Missie Kittok swung open the hatch of her white U.S. Postal Service truck, grabbed two boxes and delivered them swiftly into the mailroom of a tony condo complex on the edge of downtown Minneapolis.

It was the first of nearly 90 stops Kittok would make, schlepping boxes and packages, tall and skinny, small and thick, into mailboxes, mail rooms and apartment entry ways. That she was delivering on a Sunday — and on a Christmas Eve Sunday to boot — brought cheer, and surprise, to those on the receiving end.

"These are really all for us?" asked Carter Casmaer, an emergency room doctor who came down the stairs of his second-floor apartment to greet Kittok and collect seven packages, a few of them sizable.

"I really have no idea what's inside," he said. "I'm going to have to talk to my wife."

John Hussey, who lives in a senior high rise in Elliot Park, was pleased to see a mail carrier on Christmas Eve. But, he clarified, "Every day, I'm happy to see 'em."

In fact, the Postal Service has been delivering packages on Sundays regularly for about a year, including on Christmas, said spokeswoman Darla Swanson.

The shift no doubt reflects a need for the 242-year-old service to respond to the realities of the modern consumer, vigorously engaged with online purchasing and not a big fan of delayed gratification.

USPS also is delivering Priority Mail Express packages on Christmas Day. Between Thanksgiving and New Year's Eve, the post office will deliver an estimated 850 million packages and more than 15 billion pieces of mail, Swanson said.

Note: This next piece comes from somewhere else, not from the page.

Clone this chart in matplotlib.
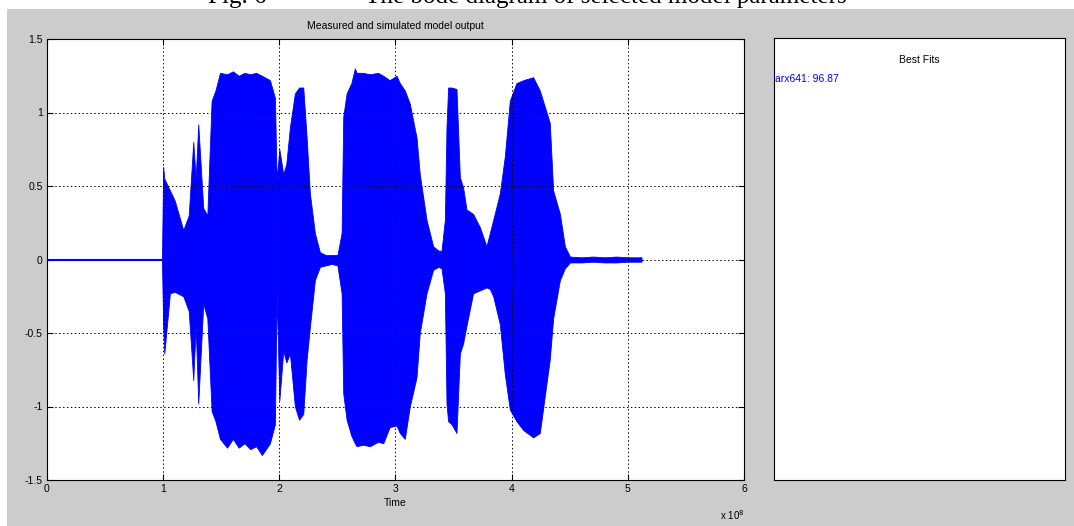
import numpy as np
import matplotlib.pyplot as plt
from matplotlib.patches import Rectangle

# envelope of the measured output, time in units of 1e8
t = [0.99, 1.00, 1.01, 1.058, 1.10, 1.173, 1.22, 1.259, 1.28, 1.302,
     1.345, 1.38, 1.417, 1.45, 1.489, 1.55, 1.60, 1.65, 1.70, 1.75,
     1.80, 1.85, 1.919, 1.962, 1.977, 2.00, 2.034, 2.06, 2.091, 2.134,
     2.17, 2.206, 2.235, 2.263, 2.306, 2.349, 2.40, 2.45, 2.50, 2.536,
     2.550, 2.579, 2.62, 2.650, 2.665, 2.72, 2.78, 2.85, 2.894, 2.95,
     3.009, 3.037, 3.08, 3.123, 3.181, 3.209, 3.267, 3.324, 3.37, 3.396,
     3.425, 3.439, 3.453, 3.482, 3.525, 3.554, 3.582, 3.611, 3.668, 3.726,
     3.783, 3.812, 3.841, 3.898, 3.941, 3.984, 4.041, 4.10, 4.185, 4.242,
     4.328, 4.357, 4.415, 4.458, 4.501, 4.6, 4.7, 4.8, 4.9, 5.0, 5.118]
upper = [0.02, 0.63, 0.55, 0.47, 0.40, 0.20, 0.30, 0.80, 0.55, 0.92,
         0.35, 0.30, 1.08, 1.15, 1.27, 1.26, 1.28, 1.25, 1.27, 1.26,
         1.27, 1.25, 1.22, 1.10, 0.54, 0.75, 0.58, 0.65, 0.90, 1.13,
         1.17, 1.17, 0.83, 0.45, 0.18, 0.05, 0.03, 0.03, 0.03, 0.18,
         0.97, 1.13, 1.20, 1.30, 1.27, 1.27, 1.26, 1.27, 1.25, 1.22,
         1.25, 1.20, 1.15, 1.06, 0.83, 0.58, 0.27, 0.09, 0.06, 0.06,
         0.27, 0.90, 1.17, 1.17, 1.16, 0.56, 0.49, 0.34, 0.31, 0.22,
         0.09, 0.18, 0.27, 0.45, 0.70, 1.08, 1.20, 1.22, 1.24, 1.15,
         0.93, 0.47, 0.31, 0.09, 0.02, 0.015, 0.02, 0.015, 0.02, 0.015, 0.015]
lower = [-0.02, -0.45, -0.64, -0.23, -0.22, -0.25, -0.35, -0.82, -0.45, -0.98,
         -0.30, -0.40, -1.03, -1.10, -1.22, -1.28, -1.22, -1.28, -1.25, -1.29,
         -1.27, -1.33, -1.25, -1.12, -0.23, -0.96, -0.62, -0.70, -0.64, -1.00,
         -1.09, -1.05, -0.68, -0.46, -0.14, -0.05, -0.04, -0.03, -0.04, -0.23,
         -0.91, -1.09, -1.20, -1.25, -1.27, -1.26, -1.27, -1.24, -1.25, -1.14,
         -1.13, -1.18, -1.22, -1.00, -0.80, -0.50, -0.23, -0.07, -0.05, -0.06,
         -0.23, -0.98, -1.10, -1.12, -1.18, -0.64, -0.57, -0.45, -0.23, -0.21,
         -0.19, -0.20, -0.25, -0.44, -0.78, -1.02, -1.10, -1.16, -1.21, -1.18,
         -0.68, -0.40, -0.14, -0.06, -0.02, -0.02, -0.015, -0.02, -0.02, -0.015, -0.015]

xticks = [0, 1, 2, 3, 4, 5, 6]
yticks = [-1.5, -1, -0.5, 0, 0.5, 1, 1.5]
fit_name = 'arx641'
fit_value = 96.87

FONT = ['Liberation Sans', 'DejaVu Sans']


def main():
    plt.rcParams['font.family'] = FONT
    fig = plt.figure(figsize=(10.74, 5.26), dpi=100)
    fig.patch.set_facecolor('white')

    # grey matlab figure area
    fig.patches.append(Rectangle((7 / 1074, 0), 1, 1 - 9 / 526,
                                 transform=fig.transFigure,
                                 facecolor='#cccccc', edgecolor='none', zorder=-10))

    # caption of the paper, cut at the top edge like in the scan
    fig.text(208 / 1074, 1 - 3 / 526, 'Fig. 6', family='Liberation Serif',
             fontsize=18, va='baseline', ha='left')
    fig.text(365 / 1074, 1 - 3 / 526, 'The bode diagram of selected model parameters',
             family='Liberation Serif', fontsize=18, va='baseline', ha='left')

    ax = fig.add_axes([47 / 1074, 46 / 526, 697 / 1074, 441 / 526])
    ax.set_facecolor('white')
    ax.plot([0, 0.99], [0, 0], color='blue', lw=1.5)
    ax.fill_between(t, lower, upper, color='blue', lw=0.6)
    ax.plot([t[0], t[-1]], [0, 0], color='blue', lw=0.8)

    ax.set_xlim(0, 6)
    ax.set_ylim(-1.5, 1.5)
    ax.set_xticks(xticks)
    ax.set_yticks(yticks)
    ax.set_xticklabels([str(v) for v in xticks])
    ax.set_yticklabels(['-1.5', '-1', '-0.5', '0', '0.5', '1', '1.5'])
    ax.tick_params(direction='in', top=True, right=True, length=4,
                   labelsize=7.5, colors='black', pad=3)
    ax.grid(True, color='black', linestyle=(0, (1.5, 2.5)), lw=0.7)
    for s in ax.spines.values():
        s.set_linewidth(0.8)
    ax.set_title('Measured and simulated model output', fontsize=7.5, pad=7)
    ax.set_xlabel('Time', fontsize=7.5, labelpad=3)
    ax.text(1.0, -0.065, r'x 10$^{8}$', transform=ax.transAxes,
            ha='right', va='top', fontsize=7)

    bx = fig.add_axes([774 / 1074, 46 / 526, 291 / 1074, 442 / 526])
    bx.set_facecolor('white')
    bx.set_xticks([])
    bx.set_yticks([])
    for s in bx.spines.values():
        s.set_linewidth(0.8)
    bx.text(0.5, 0.95, 'Best Fits', transform=bx.transAxes, ha='center',
            va='center', fontsize=7.5)
    bx.text(0.003, 0.908, '%s: %.2f' % (fit_name, fit_value), transform=bx.transAxes,
            ha='left', va='center', fontsize=7.5, color='blue')

    fig.savefig('out.png', dpi=100)


if __name__ == '__main__':
    main()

Kittok, 35, will be celebrating Christmas Day with her family. She said working on the eve isn't so bad.

"It's a short [work] day," she said. "And you're in the car most of the time."

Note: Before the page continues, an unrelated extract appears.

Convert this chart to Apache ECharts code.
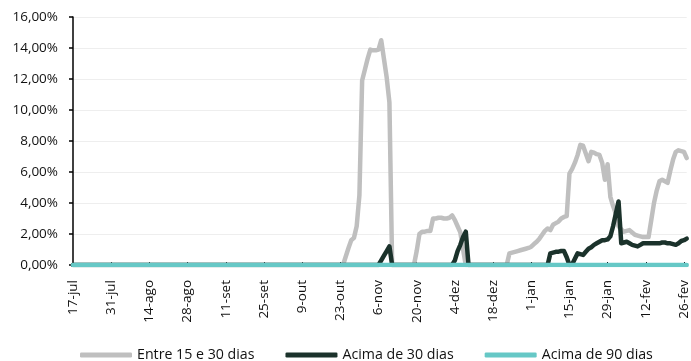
<!DOCTYPE html>
<html>
<head>
<meta charset="utf-8">
<script src="https://cdn.jsdelivr.net/npm/echarts@6/dist/echarts.min.js"></script>
<style>
  html, body { margin: 0; padding: 0; background: #fff; }
  #chart { width: 691px; height: 361px; }
</style>
</head>
<body>
<div id="chart"></div>
<script>
// eixo x: um ponto por dia, de 17-jul até 27-fev
const monthNames = ['jan', 'fev', 'mar', 'abr', 'mai', 'jun', 'jul', 'ago', 'set', 'out', 'nov', 'dez']
const startDate = Date.UTC(2020, 6, 17)
const dayCount = 226
const categories = []
for (let i = 0; i < dayCount; i++) {
  const d = new Date(startDate + i * 86400000)
  categories.push(d.getUTCDate() + '-' + monthNames[d.getUTCMonth()])
}

const yTicks = [0, 2, 4, 6, 8, 10, 12, 14, 16]

// valores em %, uma linha por quinzena (14 dias)
const entre15e30 = [
  0, 0, 0, 0, 0, 0, 0, 0, 0, 0, 0, 0, 0, 0,
  0, 0, 0, 0, 0, 0, 0, 0, 0, 0, 0, 0, 0, 0,
  0, 0, 0, 0, 0, 0, 0, 0, 0, 0, 0, 0, 0, 0,
  0, 0, 0, 0, 0, 0, 0, 0, 0, 0, 0, 0, 0, 0,
  0, 0, 0, 0, 0, 0, 0, 0, 0, 0, 0, 0, 0, 0,
  0, 0, 0, 0, 0, 0, 0, 0, 0, 0, 0, 0, 0, 0,
  0, 0, 0, 0, 0, 0, 0, 0, 0, 0, 0, 0, 0, 0,
  0, 0, 0.55, 1.1, 1.6, 1.75, 2.5, 4.5, 11.9, 12.6, 13.3, 13.9, 13.85, 13.85,
  13.9, 14.5, 13.3, 12.1, 10.5, 0, 0, 0, 0, 0, 0, 0, 0, 0,
  0.9, 2.0, 2.15, 2.15, 2.2, 2.2, 3.0, 3.0, 3.05, 3.05, 3.0, 3.0, 3.05, 3.2,
  2.9, 2.5, 2.1, 1.0, 0, 0, 0, 0, 0, 0, 0, 0, 0, 0,
  0, 0, 0, 0, 0, 0, 0.75, 0.8, 0.85, 0.9, 0.95, 1.0, 1.05, 1.1,
  1.18, 1.35, 1.5, 1.7, 1.95, 2.2, 2.35, 2.25, 2.6, 2.7, 2.8, 3.0, 3.1, 3.15,
  5.9, 6.2, 6.6, 7.1, 7.75, 7.7, 7.2, 6.7, 7.3, 7.25, 7.15, 7.1, 6.6, 5.5,
  6.5, 4.4, 3.8, 3.3, 2.5, 2.3, 2.15, 2.2, 2.25, 2.1, 1.95, 1.9, 1.85, 1.8,
  1.8, 1.8, 2.9, 4.0, 4.8, 5.4, 5.5, 5.4, 5.3, 6.1, 6.8, 7.3, 7.4, 7.35,
  7.3, 6.9
]

const acima30 = [
  0, 0, 0, 0, 0, 0, 0, 0, 0, 0, 0, 0, 0, 0,
  0, 0, 0, 0, 0, 0, 0, 0, 0, 0, 0, 0, 0, 0,
  0, 0, 0, 0, 0, 0, 0, 0, 0, 0, 0, 0, 0, 0,
  0, 0, 0, 0, 0, 0, 0, 0, 0, 0, 0, 0, 0, 0,
  0, 0, 0, 0, 0, 0, 0, 0, 0, 0, 0, 0, 0, 0,
  0, 0, 0, 0, 0, 0, 0, 0, 0, 0, 0, 0, 0, 0,
  0, 0, 0, 0, 0, 0, 0, 0, 0, 0, 0, 0, 0, 0,
  0, 0, 0, 0, 0, 0, 0, 0, 0, 0, 0, 0, 0, 0,
  0, 0.3, 0.6, 0.9, 1.2, 0, 0, 0, 0, 0, 0, 0, 0, 0,
  0, 0, 0, 0, 0, 0, 0, 0, 0, 0, 0, 0, 0, 0,
  0.3, 0.9, 1.3, 1.8, 2.15, 0, 0, 0, 0, 0, 0, 0, 0, 0,
  0, 0, 0, 0, 0, 0, 0, 0, 0, 0, 0, 0, 0, 0,
  0, 0, 0, 0, 0, 0, 0, 0.75, 0.8, 0.85, 0.86, 0.9, 0.9, 0.5,
  0, 0.05, 0.4, 0.75, 0.7, 0.65, 0.85, 1.05, 1.15, 1.3, 1.4, 1.5, 1.6, 1.6,
  1.65, 1.85, 2.5, 3.3, 4.1, 1.4, 1.45, 1.5, 1.4, 1.3, 1.25, 1.2, 1.3, 1.4,
  1.4, 1.4, 1.4, 1.4, 1.4, 1.4, 1.45, 1.45, 1.4, 1.4, 1.35, 1.3, 1.4, 1.55,
  1.6, 1.7
]

const acima90 = [
  0, 0, 0, 0, 0, 0, 0, 0, 0, 0, 0, 0, 0, 0,
  0, 0, 0, 0, 0, 0, 0, 0, 0, 0, 0, 0, 0, 0,
  0, 0, 0, 0, 0, 0, 0, 0, 0, 0, 0, 0, 0, 0,
  0, 0, 0, 0, 0, 0, 0, 0, 0, 0, 0, 0, 0, 0,
  0, 0, 0, 0, 0, 0, 0, 0, 0, 0, 0, 0, 0, 0,
  0, 0, 0, 0, 0, 0, 0, 0, 0, 0, 0, 0, 0, 0,
  0, 0, 0, 0, 0, 0, 0, 0, 0, 0, 0, 0, 0, 0,
  0, 0, 0, 0, 0, 0, 0, 0, 0, 0, 0, 0, 0, 0,
  0, 0, 0, 0, 0, 0, 0, 0, 0, 0, 0, 0, 0, 0,
  0, 0, 0, 0, 0, 0, 0, 0, 0, 0, 0, 0, 0, 0,
  0, 0, 0, 0, 0, 0, 0, 0, 0, 0, 0, 0, 0, 0,
  0, 0, 0, 0, 0, 0, 0, 0, 0, 0, 0, 0, 0, 0,
  0, 0, 0, 0, 0, 0, 0, 0, 0, 0, 0, 0, 0, 0,
  0, 0, 0, 0, 0, 0, 0, 0, 0, 0, 0, 0, 0, 0,
  0, 0, 0, 0, 0, 0, 0, 0, 0, 0, 0, 0, 0, 0,
  0, 0, 0, 0, 0, 0, 0, 0, 0, 0, 0, 0, 0, 0,
  0, 0
]

const font = "'Open Sans', sans-serif"

function lineSeries(name, data, color) {
  return {
    name: name,
    type: 'line',
    data: data,
    symbol: 'none',
    showSymbol: false,
    lineStyle: { color: color, width: 4.5, cap: 'round', join: 'round' },
    itemStyle: { color: color },
    emphasis: { disabled: true },
  }
}

const chart = echarts.init(document.getElementById('chart'))
chart.setOption({
  animation: false,
  textStyle: { fontFamily: font },
  grid: { left: 73, right: 2.2, top: 17, bottom: 96 },
  legend: {
    left: 75,
    top: 343,
    icon: 'roundRect',
    itemWidth: 52,
    itemHeight: 5,
    itemGap: 31,
    textStyle: { fontFamily: font, fontSize: 14.2, color: '#111' },
    data: ['Entre 15 e 30 dias', 'Acima de 30 dias', 'Acima de 90 dias'],
  },
  xAxis: {
    type: 'category',
    data: categories,
    boundaryGap: false,
    axisLine: { lineStyle: { color: '#000', width: 1 } },
    axisTick: { show: true, inside: true, length: 3, interval: 13, lineStyle: { color: '#000' } },
    axisLabel: {
      interval: 13,
      rotate: 90,
      margin: 15,
      fontFamily: font,
      fontSize: 13.5,
      color: '#111',
    },
    splitLine: { show: false },
  },
  yAxis: {
    type: 'value',
    min: yTicks[0],
    max: yTicks[yTicks.length - 1],
    interval: 2,
    axisLine: { show: true, lineStyle: { color: '#000', width: 1.5 } },
    axisTick: { show: true, length: 4, lineStyle: { color: '#000', width: 1.5 } },
    axisLabel: {
      margin: 15,
      fontFamily: font,
      fontSize: 13.5,
      color: '#111',
      formatter: v => v.toFixed(2).replace('.', ',') + '%',
    },
    splitLine: { lineStyle: { color: '#eeeeee', width: 1 } },
  },
  series: [
    lineSeries('Entre 15 e 30 dias', entre15e30, '#bfbfbf'),
    lineSeries('Acima de 30 dias', acima30, '#1b322b'),
    lineSeries('Acima de 90 dias', acima90, '#66c8c6'),
  ],
})
</script>
</body>
</html>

Kittok joined the Postal Service about 15 months ago. She's a CCA, or city carrier assistant. "It's like an intern," she said.

Before that, Kittok worked for a bookstore for many years and as a receptionist. In the latter job, she was getting tired of sitting. She noticed the mail carrier who came in every day. "That looks kind of fun," she thought. "It must be nice being out in the sunshine.

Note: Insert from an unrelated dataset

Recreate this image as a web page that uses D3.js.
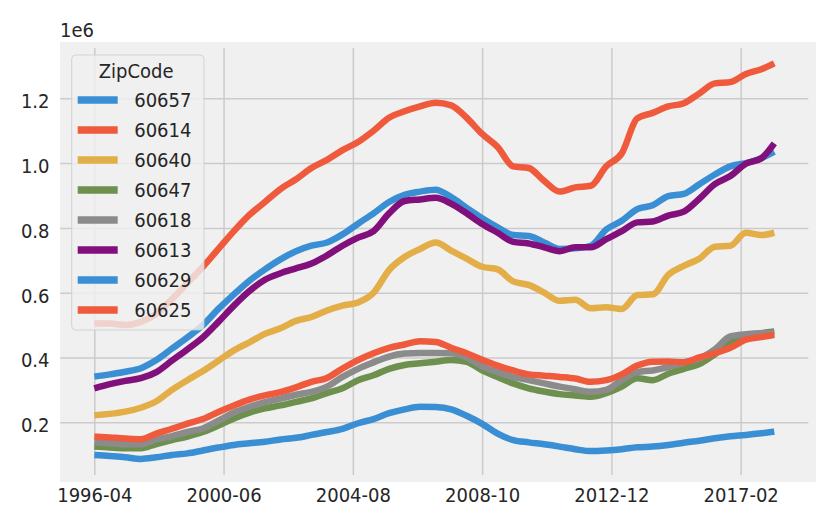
<!DOCTYPE html>
<html>
<head>
<meta charset="utf-8">
<script src="https://cdn.jsdelivr.net/npm/d3@7"></script>
<style>
  body { margin: 0; background: #fff; }
  svg text {
    font-family: "DejaVu Sans Condensed", "DejaVu Sans", sans-serif;
    font-stretch: semi-condensed;
    fill: #262626;
  }
</style>
</head>
<body>
<div id="main"></div>
<script>
// sampled every 6 months, values in units of 1e6
const dates = [
  "1996-04", "1996-10", "1997-04", "1997-10", "1998-04", "1998-10", "1999-04", "1999-10",
  "2000-04", "2000-10", "2001-04", "2001-10", "2002-04", "2002-10", "2003-04", "2003-10",
  "2004-04", "2004-10", "2005-04", "2005-10", "2006-04", "2006-10", "2007-04", "2007-10",
  "2008-04", "2008-10", "2009-04", "2009-10", "2010-04", "2010-10", "2011-04", "2011-10",
  "2012-04", "2012-10", "2013-04", "2013-10", "2014-04", "2014-10", "2015-04", "2015-10",
  "2016-04", "2016-10", "2017-04", "2017-10", "2018-03",
];

const zip60657 = [
  0.341, 0.348, 0.356, 0.367, 0.392, 0.427, 0.462, 0.5, 0.55, 0.595, 0.637, 0.672, 0.703, 0.728, 0.745,
  0.755, 0.78, 0.813, 0.845, 0.88, 0.902, 0.912, 0.918, 0.895, 0.862, 0.83, 0.802, 0.778, 0.775, 0.755,
  0.735, 0.737, 0.745, 0.795, 0.822, 0.858, 0.87, 0.898, 0.905, 0.935, 0.965, 0.99, 1.0, 1.015, 1.035,
];
const zip60614 = [
  0.505, 0.505, 0.5, 0.51, 0.535, 0.58, 0.63, 0.68, 0.735, 0.79, 0.84, 0.88, 0.92, 0.95, 0.985,
  1.01, 1.04, 1.065, 1.1, 1.14, 1.16, 1.175, 1.186, 1.178, 1.14, 1.09, 1.05, 0.99, 0.985, 0.945,
  0.912, 0.925, 0.93, 0.99, 1.03, 1.138, 1.155, 1.175, 1.185, 1.215, 1.246, 1.25, 1.275, 1.29, 1.308,
];
const zip60640 = [
  0.222, 0.226, 0.233, 0.245, 0.265, 0.3, 0.33, 0.358, 0.39, 0.422, 0.447, 0.473, 0.49, 0.513, 0.525,
  0.545, 0.56, 0.57, 0.6, 0.67, 0.71, 0.735, 0.755, 0.73, 0.705, 0.68, 0.672, 0.635, 0.624, 0.6,
  0.575, 0.578, 0.552, 0.555, 0.55, 0.593, 0.595, 0.655, 0.683, 0.705, 0.742, 0.745, 0.785, 0.778, 0.785,
];
const zip60647 = [
  0.125, 0.122, 0.12, 0.12, 0.133, 0.145, 0.156, 0.17, 0.19, 0.212, 0.23, 0.243, 0.252, 0.263, 0.274,
  0.29, 0.305, 0.33, 0.345, 0.365, 0.377, 0.382, 0.387, 0.392, 0.387, 0.36, 0.34, 0.32, 0.305, 0.295,
  0.287, 0.283, 0.279, 0.29, 0.31, 0.336, 0.33, 0.35, 0.365, 0.38, 0.41, 0.445, 0.465, 0.475, 0.48,
];
const zip60618 = [
  0.138, 0.135, 0.132, 0.132, 0.147, 0.157, 0.17, 0.181, 0.205, 0.23, 0.248, 0.262, 0.273, 0.285, 0.294,
  0.31, 0.34, 0.365, 0.385, 0.403, 0.412, 0.414, 0.414, 0.413, 0.4, 0.373, 0.355, 0.34, 0.33, 0.32,
  0.31, 0.302, 0.294, 0.3, 0.33, 0.355, 0.36, 0.37, 0.385, 0.397, 0.425, 0.465, 0.472, 0.475, 0.475,
];
const zip60613 = [
  0.305, 0.318, 0.328, 0.336, 0.355, 0.39, 0.425, 0.462, 0.51, 0.56, 0.605, 0.64, 0.66, 0.675, 0.69,
  0.715, 0.745, 0.77, 0.79, 0.845, 0.883, 0.888, 0.893, 0.875, 0.845, 0.812, 0.785, 0.757, 0.752, 0.74,
  0.728, 0.74, 0.74, 0.765, 0.79, 0.817, 0.82, 0.838, 0.85, 0.89, 0.935, 0.96, 0.998, 1.015, 1.061,
];
const zip60629 = [
  0.099, 0.096, 0.092, 0.087, 0.092, 0.099, 0.104, 0.113, 0.122, 0.13, 0.135, 0.14, 0.147, 0.152, 0.161,
  0.17, 0.18, 0.197, 0.21, 0.228, 0.24, 0.248, 0.247, 0.24, 0.22, 0.195, 0.165, 0.145, 0.138, 0.132,
  0.125, 0.117, 0.111, 0.113, 0.117, 0.123, 0.125, 0.13, 0.137, 0.143, 0.151, 0.157, 0.161, 0.166, 0.171,
];
const zip60625 = [
  0.156, 0.153, 0.15, 0.148, 0.165, 0.18, 0.196, 0.21, 0.232, 0.252, 0.27, 0.283, 0.293, 0.308, 0.325,
  0.337, 0.366, 0.392, 0.413, 0.43, 0.44, 0.45, 0.448, 0.43, 0.413, 0.393, 0.375, 0.36, 0.348, 0.344,
  0.34, 0.335, 0.325, 0.33, 0.348, 0.375, 0.387, 0.388, 0.385, 0.4, 0.413, 0.43, 0.455, 0.463, 0.47,
];

const zipCodes = ["60657", "60614", "60640", "60647", "60618", "60613", "60629", "60625"];
const seriesValues = [zip60657, zip60614, zip60640, zip60647, zip60618, zip60613, zip60629, zip60625];
const colors = ["#3a8fd4", "#f05a3c", "#e3ae47", "#6d904f", "#8b8b8b", "#810f7c", "#3a8fd4", "#f05a3c"];

const xTickLabels = ["1996-04", "2000-06", "2004-08", "2008-10", "2012-12", "2017-02"];
const yTicks = [0.2, 0.4, 0.6, 0.8, 1.0, 1.2];

const width = 834;
const height = 524;
const plot = { left: 60.3, right: 808.3, top: 48, bottom: 475 };
const fontSize = 20;

// months since 1996-04
const monthIndex = (d) => {
  const [yr, mo] = d.split("-").map(Number);
  return (yr - 1996) * 12 + (mo - 4);
};

const svg = d3.select("#main").append("svg").attr("width", width).attr("height", height);

// figure-like grey panel
svg
  .append("rect")
  .attr("x", plot.left - 0.3)
  .attr("y", plot.top - 6)
  .attr("width", 816 - plot.left + 0.3)
  .attr("height", plot.bottom - plot.top + 13)
  .attr("fill", "#f0f0f0");

const nMonths = monthIndex(dates[dates.length - 1]);
const xScale = d3
  .scaleLinear()
  .domain([-0.05 * nMonths, nMonths * 1.05])
  .range([plot.left, plot.right]);

const yScale = d3.scaleLinear().domain([0.0373, 1.3553]).range([plot.bottom, plot.top]);

// axes + grid
const xAxis = d3
  .axisBottom(xScale)
  .tickValues(xTickLabels.map(monthIndex))
  .tickFormat((d, i) => xTickLabels[i])
  .tickSize(-(plot.bottom - plot.top))
  .tickPadding(12.3);

const yAxis = d3
  .axisLeft(yScale)
  .tickValues(yTicks)
  .tickFormat(d3.format(".1f"))
  .tickSize(-(plot.right - plot.left))
  .tickPadding(10.8);

const gx = svg.append("g").attr("transform", `translate(0, ${plot.bottom})`).call(xAxis);
const gy = svg.append("g").attr("transform", `translate(${plot.left}, 0)`).call(yAxis);

[gx, gy].forEach((g) => {
  g.select(".domain").remove();
  g.selectAll(".tick line").attr("stroke", "#cbcbcb").attr("stroke-width", 1.5);
  g.selectAll(".tick text").style("font-size", fontSize + "px");
});
gy.selectAll(".tick text").attr("dy", "0.47em");

svg
  .append("text")
  .attr("x", 60)
  .attr("y", 37)
  .style("font-size", fontSize + "px")
  .text("1e6");

// series lines
const line = d3
  .line()
  .x((d) => xScale(monthIndex(d.date)))
  .y((d) => yScale(d.value))
  .curve(d3.curveMonotoneX);

zipCodes.forEach((zip, k) => {
  const pts = dates.map((date, i) => ({ date: date, value: seriesValues[k][i] }));
  svg
    .append("path")
    .datum(pts)
    .attr("d", line)
    .attr("fill", "none")
    .attr("stroke", colors[k])
    .attr("stroke-width", 6.5)
    .attr("stroke-linejoin", "round");
});

// legend
const legend = svg.append("g").attr("transform", "translate(71.7, 55)");

legend
  .append("rect")
  .attr("width", 132.3)
  .attr("height", 275)
  .attr("rx", 4)
  .attr("fill", "#f0f0f0")
  .attr("fill-opacity", 0.8)
  .attr("stroke", "#cccccc")
  .attr("stroke-opacity", 0.8)
  .attr("stroke-width", 1);

legend
  .append("text")
  .attr("x", 64.5)
  .attr("y", 23)
  .attr("text-anchor", "middle")
  .style("font-size", fontSize + "px")
  .text("ZipCode");

zipCodes.forEach((zip, k) => {
  const row = legend.append("g").attr("transform", `translate(0, ${45 + k * 30})`);
  row
    .append("line")
    .attr("x1", 6)
    .attr("x2", 46)
    .attr("stroke", colors[k])
    .attr("stroke-width", 7.5);
  row
    .append("text")
    .attr("x", 62.5)
    .attr("y", 7.3)
    .style("font-size", fontSize + "px")
    .text(zip);
});
</script>
</body>
</html>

"Of course, that was during summer."

She liked the thought of being independent. And it's hard to beat the physical fitness aspect of carrying the mail. Her shoulders are getting stronger, as are her legs.

Kittok pulls out her blue bejeweled phone case and opens it. On Saturday, just before Christmas Eve, she walked 32,000 steps.

Her downtown Minneapolis coverage area is dense, mostly apartments, duplexes and some upscale condos in the shadow of U.S. Bank Stadium.

"It's quicker when you're driving," she said. "But you have to find your way a little bit more."

Walking or driving, she layers for warmth. She wears an aviator hat and thick gloves with open fingers to allow her agility in pulling out packages. "This coat is so warm that, whenever I'm inside, I start sweating," she said.

"Good morning and thank you!" a front desk guard calls out to her. "Merry Christmas!" shouts another. One customer made her Christmas cookies. "That was really nice," she said.

"Sometimes they're waiting at the door when they see me drive up," Kittok said. Once in a while, she'll get an apology:

"Sorry about that thing I ordered."

But among her favorite responses, for those looking out their windows on Christmas Day and seeing one of her co-workers:

"Oh, you're working today? Thanks so much."